MOHAMED EL-ASHRY 16/11/2015

Dr. Mohamed El-Ashry, Senior Fellow at UN Foundation and Vice Chairman of AFED’s Executive Committee, prepared this overview on the status of climate change negotiations for AFED team participating in the UN Conference on Climate Change (COP 21), which opens in Paris end November. The notes were used as talking points at a session on Climate Change and Sustainable Consumption at AFED’s
8th Annual Conference.

Climate change, once considered an issue for the future, has now moved firmly into the present. The next climate change deal is due to
be agreed next month in Paris. The question is no longer whether there will be an agreement but what shape and how strong it will be. Compared to the debacle in Copenhagen in 2009, the negotiations for Paris, while still contentious at times, seem to be on track toward a deal.

As you may recall, the Kyoto Protocol divided the world into rich and poor. Rich countries (Annex 1) would pursue emission cuts while developing countries (non-Annex 1) were not obligated to take action. Since then, it became clear that carbon emissions of rapidly growing economies, like China and India, were increasing at a pace that would offset emission cuts by developed countries. In fact, China replaced the US as the world’s biggest CO2 emitter. As a result, no progress was made toward controlling global warming and it became clear that all countries need to contribute to the solution.

For the new agreement, almost 160 countries, representing about 87% of global GHG emissions, have submitted national climate action plans known as “Intended Nationally Determined Contributions” or INDCs, covering the period between 2020 when the agreement will enter into force, and 2030. The INDCs will make up the core of the final agreement.

The current draft of the agreement is a little over 30 pages compared to the 200 or so pages negotiators grabbled with in the run up to Copenhagen. With more than 1000 brackets in the text and a separate draft “Decision” document, more than 30 core issues remain unresolved. Let me highlight five major contentious issues:

1. Long-term Global Target: In Cancun in 2010, the international community agreed that temperature rise to the end of the Century should stay below 2 degrees Celsius. Since climate change is a long-term problem, it cannot be addressed successfully through short-term voluntary actions. The draft agreement contains a number of proposals for a long-term mitigation goal ranging from “de-carbonization” of the global economy by the end of the Century to 100% renewable energy by 2050.

2. Establishing a Carbon Price: Putting a price on carbon is an essential foundation for the transition to a low- or zero-carbon, climate resilient economy. It would create incentives to save energy and promote a shift to greener investments. Removal of inefficient subsidies would also give certainty and predictability for long-term investment in climate friendly development. Carbon pricing policies already exist in about 40 countries, including China, and 23 cities, states, and regions.

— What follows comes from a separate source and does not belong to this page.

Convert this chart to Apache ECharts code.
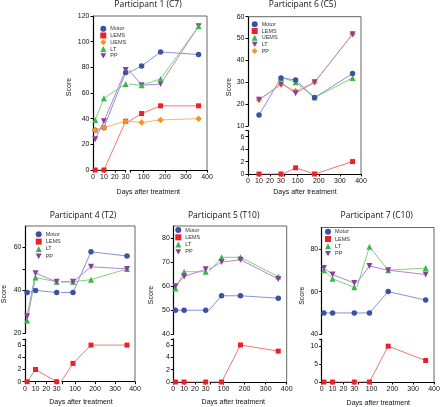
<!DOCTYPE html>
<html><head><meta charset="utf-8">
<script src="https://cdn.jsdelivr.net/npm/echarts@6/dist/echarts.min.js"></script>
<style>html,body{margin:0;padding:0;background:#fff}#c{width:440px;height:407px}</style>
</head><body><div id="c"></div>
<script>
// ---------------- data ----------------
const daysA = [2, 10, 30, 90, 180, 360];
const daysB = [10, 30, 90, 180, 360];
const xLeftTicks = [0, 10, 20, 30];
const xRightTicks = [100, 200, 300, 400];

const p1Motor = [31, 33, 76, 81, 92, 90];
const p1LEMS  = [0, 0, 38, 44, 50, 50];
const p1UEMS  = [31, 33, 38, 37, 39, 40];
const p1LT    = [39, 56, 67, 66, 71, 112];
const p1PP    = [24, 38, 78, 66, 67, 112];

const p6Motor = [15, 32, 31, 23, 34];
const p6LEMS  = [0, 0, 1, 0, 2];
const p6UEMS  = [null, 32, 30, 23, 32];
const p6LT    = [22, 29, 25, 30, 52];
const p6PP    = [22, 29, 26, 30, 52];

const p4Motor = [39, 40, 39, 39, 58, 56];
const p4LEMS  = [0, 2, 0, 3, 6, 6];
const p4LT    = [26, 46, 44, 44, 45, 50];
const p4PP    = [28, 48, 44, 44, 51, 50];

const p5Motor = [50, 50, 50, 56, 56, 55];
const p5LEMS  = [0, 0, 0, 0, 6, 5];
const p5LT    = [59, 66, 66, 72, 72, 64];
const p5PP    = [60, 64, 67, 70, 71, 63];

const p7Motor = [50, 50, 50, 50, 60, 56];
const p7LEMS  = [0, 0, 0, 0, 10, 6];
const p7LT    = [70, 66, 62, 81, 70, 71];
const p7PP    = [71, 68, 64, 72, 70, 68];

const p1YLabels = [0, 20, 40, 60, 80, 100, 120];
const p6YUpperLabels = [10, 20, 30, 40, 50, 60];
const smallLowerLabels = [0, 2, 4, 6];
const p4YUpperLabels = [20, 40, 60];
const p4YUpperTicks = [20, 40, 50, 60];
const p5YUpperLabels = [40, 50, 60, 70, 80];
const p7YUpperLabels = [40, 60, 80];
const p7YLowerLabels = [0, 5, 10];

// ---------------- styles ----------------
const COL = {
  blue:   {m: '#3a51a6', l: '#8593d6'},
  red:    {m: '#ee2027', l: '#f47474'},
  orange: {m: '#f7941d', l: '#f8b56a'},
  green:  {m: '#3cb54a', l: '#7fd27f'},
  purple: {m: '#8a3f9e', l: '#b386c8'}
};
const SYM = {
  circle: ['circle', 5.5], rect: ['rect', 5], diamond: ['diamond', 6.5],
  triangle: ['triangle', 6], down: ['path://M0,0L10,0L5,9Z', 6]
};
const AX = 'Liberation Sans';

const panels = [
  { id: 'p1', title: 'Participant 1 (C7)', tx: 148, ty: 4.5, sx: 69, sy: 87, nx: 148.3, ny: 191.7,
    xl: [93, 125.7], xr: [130, 207], days: daysA,
    rows: [{top: 16, bottom: 170, min: 0, max: 120, labels: p1YLabels, ticks: p1YLabels}],
    legend: {left: 100.3, top: 25.7, gap: 0.8},
    legendOrder: ['Motor', 'LEMS', 'UEMS', 'LT', 'PP'],
    series: [['Motor', p1Motor, 'blue', 'circle', 0], ['LEMS', p1LEMS, 'red', 'rect', 0],
             ['UEMS', p1UEMS, 'orange', 'diamond', 0], ['PP', p1PP, 'purple', 'down', 0],
             ['LT', p1LT, 'green', 'triangle', 0]] },
  { id: 'p6', title: 'Participant 6 (C5)', tx: 302.5, ty: 4.5, sx: 229, sy: 87, nx: 305, ny: 192.3,
    xl: [248, 281], xr: [284, 361], days: daysB,
    rows: [{top: 16.7, bottom: 126, min: 10, max: 60, labels: p6YUpperLabels, ticks: p6YUpperLabels},
           {top: 130.5, bottom: 174, min: 0, max: 7, labels: smallLowerLabels, ticks: smallLowerLabels.concat([7])}],
    legend: {left: 251.7, top: 21.3, gap: 0.7},
    legendOrder: ['Motor', 'LEMS', 'UEMS', 'LT', 'PP'],
    series: [['UEMS', p6UEMS, 'green', 'triangle', 0], ['Motor', p6Motor, 'blue', 'circle', 0],
             ['LEMS', p6LEMS, 'red', 'rect', 1], ['PP', p6PP, 'orange', 'diamond', 0],
             ['LT', p6LT, 'purple', 'down', 0]] },
  { id: 'p4', title: 'Participant 4 (T2)', tx: 83, ty: 216, sx: 4.5, sy: 294, nx: 81, ny: 401.7,
    xl: [25, 56.7], xr: [62, 135], days: daysA,
    rows: [{top: 226, bottom: 333.3, min: 20, max: 70, labels: p4YUpperLabels, ticks: p4YUpperTicks},
           {top: 339, bottom: 381.7, min: 0, max: 7, labels: smallLowerLabels, ticks: smallLowerLabels.concat([7])}],
    legend: {left: 35.7, top: 231.3, gap: 1.3},
    legendOrder: ['Motor', 'LEMS', 'LT', 'PP'],
    series: [['Motor', p4Motor, 'blue', 'circle', 0], ['LEMS', p4LEMS, 'red', 'rect', 1],
             ['LT', p4LT, 'green', 'triangle', 0], ['PP', p4PP, 'purple', 'down', 0]] },
  { id: 'p5', title: 'Participant 5 (T10)', tx: 223.7, ty: 216, sx: 150.7, sy: 295, nx: 233.3, ny: 402,
    xl: [173.3, 205.7], xr: [210, 286.7], days: daysA,
    rows: [{top: 226, bottom: 334.3, min: 40, max: 85, labels: p5YUpperLabels, ticks: p5YUpperLabels},
           {top: 338.8, bottom: 382, min: 0, max: 7, labels: smallLowerLabels, ticks: smallLowerLabels.concat([7])}],
    legend: {left: 175.3, top: 227, gap: 1.3},
    legendOrder: ['Motor', 'LEMS', 'LT', 'PP'],
    series: [['Motor', p5Motor, 'blue', 'circle', 0], ['LEMS', p5LEMS, 'red', 'rect', 1],
             ['LT', p5LT, 'green', 'triangle', 0], ['PP', p5PP, 'purple', 'down', 0]] },
  { id: 'p7', title: 'Participant 7 (C10)', tx: 376.7, ty: 216, sx: 302.3, sy: 295.7, nx: 378.3, ny: 402.7,
    xl: [321.7, 354.3], xr: [358, 434], days: daysA,
    rows: [{top: 227.5, bottom: 334.3, min: 40, max: 90, labels: p7YUpperLabels, ticks: p7YUpperLabels},
           {top: 339, bottom: 382, min: 0, max: 12, labels: p7YLowerLabels, ticks: p7YLowerLabels.concat([12])}],
    legend: {left: 325, top: 228.7, gap: 1.3},
    legendOrder: ['Motor', 'LEMS', 'LT', 'PP'],
    series: [['Motor', p7Motor, 'blue', 'circle', 0], ['LEMS', p7LEMS, 'red', 'rect', 1],
             ['LT', p7LT, 'green', 'triangle', 0], ['PP', p7PP, 'purple', 'down', 0]] }
];

const RIGHT_MIN = 35;
const grids = [], xAxes = [], yAxes = [], series = [], legends = [], graphics = [];

panels.forEach(p => {
  const idx = {};
  p.rows.forEach((r, ri) => {
    [0, 1].forEach(c => {
      const g = grids.length;
      const xr = c === 0 ? p.xl : p.xr;
      grids.push({left: xr[0], top: r.top, width: xr[1] - xr[0], height: r.bottom - r.top,
                  containLabel: false, outerBoundsMode: 'none', show: false});
      const bottom = ri === p.rows.length - 1;
      xAxes.push({
        type: 'value', gridIndex: g, show: bottom,
        min: c === 0 ? 0 : RIGHT_MIN, max: c === 0 ? 30 : 400,
        axisLine: {show: true, onZero: false, lineStyle: {color: '#000', width: 1.2}},
        axisTick: {show: true, length: 2.5, lineStyle: {color: '#000', width: 1},
                   customValues: c === 0 ? xLeftTicks : [RIGHT_MIN].concat(xRightTicks)},
        axisLabel: {show: true, fontSize: 7, fontFamily: AX, color: '#111', margin: 3.5,
                    customValues: c === 0 ? xLeftTicks : xRightTicks},
        splitLine: {show: false}
      });
      yAxes.push({
        type: 'value', gridIndex: g, show: c === 0,
        min: r.min, max: r.max,
        axisLine: {show: true, onZero: false, lineStyle: {color: '#000', width: 1.2}},
        axisTick: {show: true, length: 2.5, lineStyle: {color: '#000', width: 1}, customValues: r.ticks},
        axisLabel: {show: true, fontSize: 7, fontFamily: AX, color: '#111', margin: 3.5, customValues: r.labels},
        splitLine: {show: false}
      });
      idx[ri + '_' + c] = g;
    });
  });
  const iconOf = {};
  p.series.forEach(s => {
    const [key, vals, col, sym, row] = s;
    iconOf[key] = SYM[sym][0];
    [0, 1].forEach(c => {
      const g = idx[row + '_' + c];
      series.push({
        type: 'line', name: p.id + '_' + key, xAxisIndex: g, yAxisIndex: g,
        data: p.days.map((d, i) => [d, vals[i]]),
        symbol: SYM[sym][0], symbolSize: SYM[sym][1], showSymbol: true,
        itemStyle: {color: COL[col].m}, lineStyle: {color: COL[col].l, width: 1},
        clip: true, animation: false, silent: true
      });
    });
  });
  legends.push({
    orient: 'vertical', left: p.legend.left, top: p.legend.top, padding: 0,
    itemGap: p.legend.gap, itemWidth: 6, itemHeight: 6, selectedMode: false,
    textStyle: {fontSize: 5.5, lineHeight: 6, fontFamily: AX, color: '#333', padding: [0, 0, 0, -1]},
    formatter: n => n.slice(n.indexOf('_') + 1),
    data: p.legendOrder.map(k => ({name: p.id + '_' + k, icon: iconOf[k]}))
  });
  const top = p.rows[0].top, bot = p.rows[p.rows.length - 1].bottom;
  graphics.push({type: 'polyline', silent: true, z: 5,
    shape: {points: [[p.xl[0], top], [p.xr[1], top], [p.xr[1], bot]]},
    style: {stroke: '#555', lineWidth: 0.9, fill: null}});
  graphics.push({type: 'text', x: p.tx, y: p.ty, silent: true,
    style: {text: p.title, font: '8.5px "Open Sans"', fill: '#111',
            align: 'center', verticalAlign: 'middle', textAlign: 'center', textVerticalAlign: 'middle'}});
  graphics.push({type: 'text', x: p.sx, y: p.sy, rotation: Math.PI / 2, silent: true,
    style: {text: 'Score', font: '7px "Liberation Sans"', fill: '#111',
            align: 'center', verticalAlign: 'middle', textAlign: 'center', textVerticalAlign: 'middle'}});
  graphics.push({type: 'text', x: p.nx, y: p.ny, silent: true,
    style: {text: 'Days after treatment', font: '7px "Liberation Sans"', fill: '#111',
            align: 'center', verticalAlign: 'middle', textAlign: 'center', textVerticalAlign: 'middle'}});
});

const chart = echarts.init(document.getElementById('c'), null, {renderer: 'canvas'});
chart.setOption({
  backgroundColor: '#fff',
  animation: false,
  grid: grids, xAxis: xAxes, yAxis: yAxes,
  legend: legends, series: series, graphic: graphics
});
</script>
</body></html>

3. Monitoring, Review, and Assessment: A critical element of a climate agreement’s effective implementation is an independent and transparent framework for tracking progress in implementation of the INDCs as well as financial pledges. Developing countries, led by China, had objected to a formal, independent mechanism for monitoring and reviewing implementation of national plans as well as progress in achieving long-term goals. However, earlier this month, China announced that it would now accept 5-year reviews of overall progress toward agreed goals and to strengthened action as needed.

4. Climate Finance: Finance is the most contentious issue for finalizing an agreement in Paris. Developing countries want wording that clearly establishes the responsibility of developed countries to achieve the goal of $100 billion by 2020. Developed countries on the other hand have proposed language that is short on details with less focus on their responsibilities. In the meantime, pledges by developed countries to the Green Climate Fund amount to a little over $10 billion. It is interesting to note that one-fourth of the proposed emission reductions by some developing countries are conditional on receiving finance and technology from developed countries.

5. Loss and Damage: Equally contentious is the issue of loss and damage from climate change. Island states and other vulnerable countries, like in sub-Saharan Africa, are currently experiencing adverse impacts from extreme weather events that experts say are worsened by carbon emissions already in the atmosphere. They want a provision in the agreement that would allow them to seek compensation.

One final thought for the discussion, while many national pledges (INDCs) sound ambitious, they in totality fall short of what is needed to keep warming below 2 degrees Celsius by the end of the Century. Earlier this month, two reports, one by the UNFCCC Secretariat, and the other by UNEP. They both show that if countries fully honor their INDC pledges, temperatures will still increase beyond 2 degrees Celsius–to 2.7 degrees according to the UNFCCC and to 3 degrees according to UNEP. Nevertheless, the Paris agreement will be a key step for collective action on climate change. That is precisely why it is essential as part of the agreement to periodically review implementation results and for nations to commit to new emission reduction plans every 5 years.